O professor de Teoria e História das Artes, Diego Ramos, explicou que as obras de arte urbanas têm uma premissa importante, diferente das obras que estão em museus; em que a pessoa vai até o museu com um contexto de ter acesso a um tipo de arte e pensamento. "Diferente disso a arte urbana, ao meu ver, é problemática. Hoje em dia, temos tido muitos questionamentos sobre esculturas que são vistas como racistas, porque normalmente representam uma elite branca, escravocrata por exemplo. Tivemos casos de estátuas que foram quebradas. Acho que quando uma obra de arte urbana, que está exposta ao público que não necessariamente de aprender e essa pessoa se sente ofendida, e isso fere algum direito dela; essa arte precisa ser contextualizada. Uma placa pode explicar essa obra", contextualizou.
O também artista plástico, pintor e desenhista ainda completou com um questionamento: qual o valor aquela obra dialoga? "Se é uma obra de arte que tem um valor cultural e histórico relevante é preciso destacar esse valor e multiplicar, fazer a população entender. Acho que é passível de remoção e podemos tirar uma obra de arte daquele contexto que foi inserida. Isso é rotineiro na história da arte, deslocar esculturas, pinturas e murais quando ferem algum direito de alguém. Isso dá margem para novos questionamentos e é preciso de uma fundamentação e análise de cada caso", frisou.
De acordo com a Prefeitura do Rio, os azulejos serão colocados numa parte da escadaria Selarón onde ainda existe uma parede branca, numa posição privilegiada para a visualização das peças.
DETALHES DA ESCADARIA
A Escadaria do Convento de Santa Teresa é tradicionalmente conhecida como Escadaria Selarón e é um dos pontos turísticos mais visitados do Rio de Janeiro. A escadaria tem 125 metros de comprimento, 250 degraus e mais de dois mil azulejos. A obra de arte foi feita pelo ceramista chileno Jorge Selarón, que morava em frente à escada e, em 1990, começou a modificar o local. De acordo com a RioTur, essa é a terceira atração mais buscada pelos turistas, atrás somente do Cristo Redentor e do Pão de Açúcar. Em janeiro de 2013, Jorge foi encontrado morto, na própria escadaria, aos 65 anos.
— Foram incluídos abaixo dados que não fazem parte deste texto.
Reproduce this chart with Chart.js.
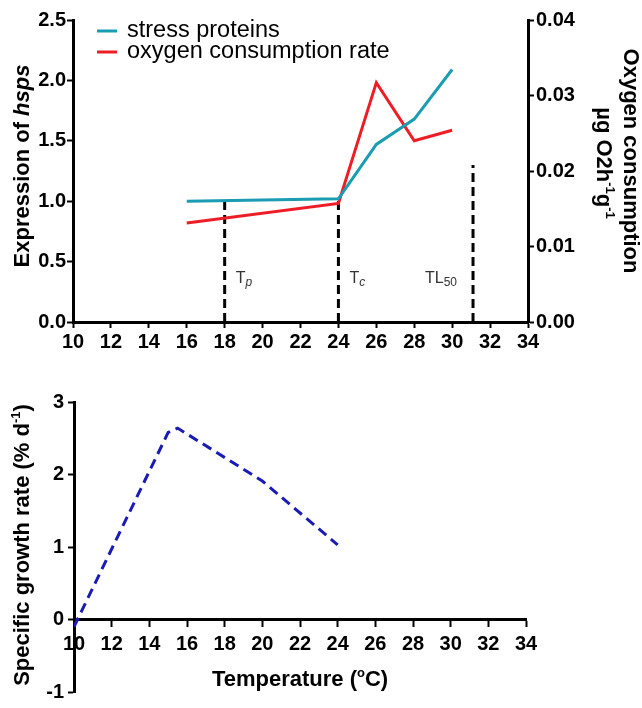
<!DOCTYPE html>
<html><head><meta charset="utf-8">
<script src="https://cdn.jsdelivr.net/npm/chart.js@4.4.1/dist/chart.umd.min.js"></script>
<style>
html,body{margin:0;padding:0;background:#fff;overflow:hidden;}
#top{position:absolute;left:0;top:0;width:642px;height:350px;}
#bot{position:absolute;left:0;top:360px;width:642px;height:348px;}
</style></head><body>
<div id="top"><canvas id="c1"></canvas></div>
<div id="bot"><canvas id="c2"></canvas></div>
<script>
// ---- data ----
const temperatureTicks = [10,12,14,16,18,20,22,24,26,28,30,32,34];
const hspTemps  = [16, 24, 26, 28, 30];
const hspValues = [1.00, 1.02, 1.47, 1.68, 2.09];
const o2Temps   = [16, 24, 26, 28, 30];
const o2Values  = [0.0131, 0.0157, 0.0317, 0.0240, 0.0254];
const markerTemps  = [18, 24, 31.1];
const markerTops   = [1.00, 1.02, 1.30];
const markerNames  = ['T', 'T', 'TL'];
const markerSubs   = ['p', 'c', '50'];
const markerSubItalic = [true, true, false];
const hspTicks = [0, 0.5, 1.0, 1.5, 2.0, 2.5];
const o2Ticks  = [0, 0.01, 0.02, 0.03, 0.04];
const growthTemps  = [10, 15, 15.5, 20, 24];
const growthValues = [-0.1, 2.58, 2.64, 1.91, 1.03];
const growthTicks  = [-1, 0, 1, 2, 3];

const FONT = '"Liberation Sans", Arial, Helvetica, sans-serif';
const TEAL = '#1a9cb2', RED = '#ee1c24', BLUE = '#1a1ab4';
Chart.defaults.color = '#000';
Chart.defaults.font.family = FONT;

function richWidth(ctx, segs){ let w=0; for(const s of segs){ ctx.font=s.font; w+=ctx.measureText(s.text).width; } return w; }
function drawRich(ctx, segs, x, y, rot, align){
  ctx.save(); ctx.translate(x,y); ctx.rotate(rot||0);
  const w = richWidth(ctx, segs);
  let cx = align==='left' ? 0 : (align==='right' ? -w : -w/2);
  ctx.textAlign='left'; ctx.textBaseline='alphabetic';
  for(const s of segs){ ctx.font=s.font; ctx.fillStyle=s.color||'#000'; ctx.fillText(s.text, cx, s.dy||0); cx += ctx.measureText(s.text).width; }
  ctx.restore();
}
const B22 = 'bold 22px '+FONT, BI22 = 'italic bold 22px '+FONT, B13 = 'bold 13px '+FONT;

function axisCommon(){
  return {
    grid:{display:true, drawOnChartArea:false, drawTicks:true, tickLength:6, tickColor:'#000', tickWidth:2},
    border:{display:true, color:'#000', width:3}
  };
}

const topPlugin = {
  id:'topText',
  afterDraw(chart){
    const ctx = chart.ctx, xs = chart.scales.x, ys = chart.scales.y;
    // left title
    drawRich(ctx, [{text:'Expression of ', font:B22},{text:'hsps', font:BI22}], 29, 166, -Math.PI/2, 'center');
    // right title
    drawRich(ctx, [{text:'Oxygen consumption', font:B22}], 624, 161, Math.PI/2, 'center');
    drawRich(ctx, [{text:'µg O2h', font:B22},{text:'-1', font:B13, dy:-9},{text:'g', font:B22},{text:'-1', font:B13, dy:-9}], 597, 163, Math.PI/2, 'center');
    // legend
    const rows = [31, 52];
    [0,1].forEach(i=>{
      const ds = chart.data.datasets[i];
      ctx.save();
      ctx.strokeStyle = ds.borderColor; ctx.lineWidth = 3;
      ctx.beginPath(); ctx.moveTo(97, rows[i]); ctx.lineTo(117, rows[i]); ctx.stroke();
      ctx.fillStyle='#000'; ctx.font='23.5px '+FONT; ctx.textBaseline='middle'; ctx.textAlign='left';
      ctx.fillText(ds.label, 127, rows[i]);
      ctx.restore();
    });
    // marker labels
    markerTemps.forEach((t,i)=>{
      const px = xs.getPixelForValue(t), py = ys.getPixelForValue(0.32);
      const segs = [{text:markerNames[i], font:'16px '+FONT, color:'#333'},
                    {text:markerSubs[i], font:(markerSubItalic[i]?'italic ':'')+'12px '+FONT, color:'#333', dy:3}];
      if(i<2) drawRich(ctx, segs, px+11, py, 0, 'left');
      else drawRich(ctx, segs, px-16, py, 0, 'right');
    });
  }
};

const c1 = new Chart(document.getElementById('c1'), {
  type:'line',
  data:{datasets:[
    {label:'stress proteins', data:hspTemps.map((t,i)=>({x:t,y:hspValues[i]})), yAxisID:'y', borderColor:TEAL, borderWidth:3, pointRadius:0, tension:0, fill:false},
    {label:'oxygen consumption rate', data:o2Temps.map((t,i)=>({x:t,y:o2Values[i]})), yAxisID:'y2', borderColor:RED, borderWidth:3, pointRadius:0, tension:0, fill:false},
    ...markerTemps.map((t,i)=>({label:'marker '+i, data:[{x:t,y:0},{x:t,y:markerTops[i]}], yAxisID:'y', borderColor:'#000', borderWidth:3, borderDash:[9,5], pointRadius:0, fill:false}))
  ]},
  options:{
    responsive:true, maintainAspectRatio:false, animation:false, devicePixelRatio:1,
    layout:{padding:{top:20,left:0,right:0,bottom:0}},
    plugins:{legend:{display:false}, tooltip:{enabled:false}},
    scales:{
      x:{type:'linear', min:10, max:34, position:'bottom', ...axisCommon(),
         afterBuildTicks:s=>{ s.ticks = temperatureTicks.map(v=>({value:v})); },
         ticks:{font:{size:20, weight:'bold'}, color:'#000', padding:2, maxRotation:0, autoSkip:false},
         afterFit:s=>{ s.height = 28; }},
      y:{type:'linear', position:'left', min:0, max:2.5, ...axisCommon(),
         afterBuildTicks:s=>{ s.ticks = hspTicks.map(v=>({value:v})); },
         ticks:{font:{size:20, weight:'bold'}, color:'#000', padding:1, callback:v=>Number(v).toFixed(1)},
         afterFit:s=>{ s.width = 73; }},
      y2:{type:'linear', position:'right', min:0, max:0.04, ...axisCommon(),
         afterBuildTicks:s=>{ s.ticks = o2Ticks.map(v=>({value:v})); },
         ticks:{font:{size:20, weight:'bold'}, color:'#000', padding:2, callback:v=>Number(v).toFixed(2)},
         afterFit:s=>{ s.width = 114; }}
    }
  },
  plugins:[topPlugin]
});

const botPlugin = {
  id:'botText',
  afterDraw(chart){
    const ctx = chart.ctx;
    drawRich(ctx, [{text:'Specific growth rate (% d', font:B22},{text:'-1', font:B13, dy:-9},{text:')', font:B22}], 29, 185, -Math.PI/2, 'center');
    drawRich(ctx, [{text:'Temperature (', font:B22},{text:'o', font:B13, dy:-9},{text:'C)', font:B22}], 300, 326, 0, 'center');
  }
};

const c2 = new Chart(document.getElementById('c2'), {
  type:'line',
  data:{datasets:[
    {label:'specific growth rate', data:growthTemps.map((t,i)=>({x:t,y:growthValues[i]})), borderColor:BLUE, borderWidth:3, borderDash:[10,6], pointRadius:0, tension:0, fill:false}
  ]},
  options:{
    responsive:true, maintainAspectRatio:false, animation:false, devicePixelRatio:1,
    layout:{padding:{top:42,left:0,right:116,bottom:10}},
    plugins:{legend:{display:false}, tooltip:{enabled:false}},
    scales:{
      x:{type:'linear', min:10, max:34, position:{y:0}, ...axisCommon(),
         afterBuildTicks:s=>{ s.ticks = temperatureTicks.map(v=>({value:v})); },
         ticks:{font:{size:20, weight:'bold'}, color:'#000', padding:7, maxRotation:0, autoSkip:false}},
      y:{type:'linear', position:'left', min:-1, max:3, ...axisCommon(),
         afterBuildTicks:s=>{ s.ticks = growthTicks.map(v=>({value:v})); },
         ticks:{font:{size:20, weight:'bold'}, color:'#000', padding:4},
         afterFit:s=>{ s.width = 74; }}
    }
  },
  plugins:[botPlugin]
});
</script>
</body></html>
NITERÓI TAMBÉM TEM UMA ESCADARIA COM 125 DEGRAUS
A cidade de Niterói também tem um local, em Charitas, conhecido como Escadaria do Mosaico. A intervenção artística foi idealizada pela artista plástica Leila Barboza como parte de seu estudo de mestrado. Ela explica que a escadaria tem 35m² de mosaicos de azulejos, além dos degraus, bancos, mesas e painéis que também receberam os ladrilhos. Ao todo são 125 degraus decorados divididos por quatro platôs e 120 pessoas participaram das obras.
O local vai ganhar uma placa de indicação do projeto e passar por revitalização. A artista explicou que em 2019 chegou a conseguir uma emenda parlamentar para restauração, mas em 2020, com o início da pandemia a verba foi destina para o combate ao vírus. "Eu acho que foi pertinente e agora estamos planejando essa restauração e a instalação da placa", finalizou Leila.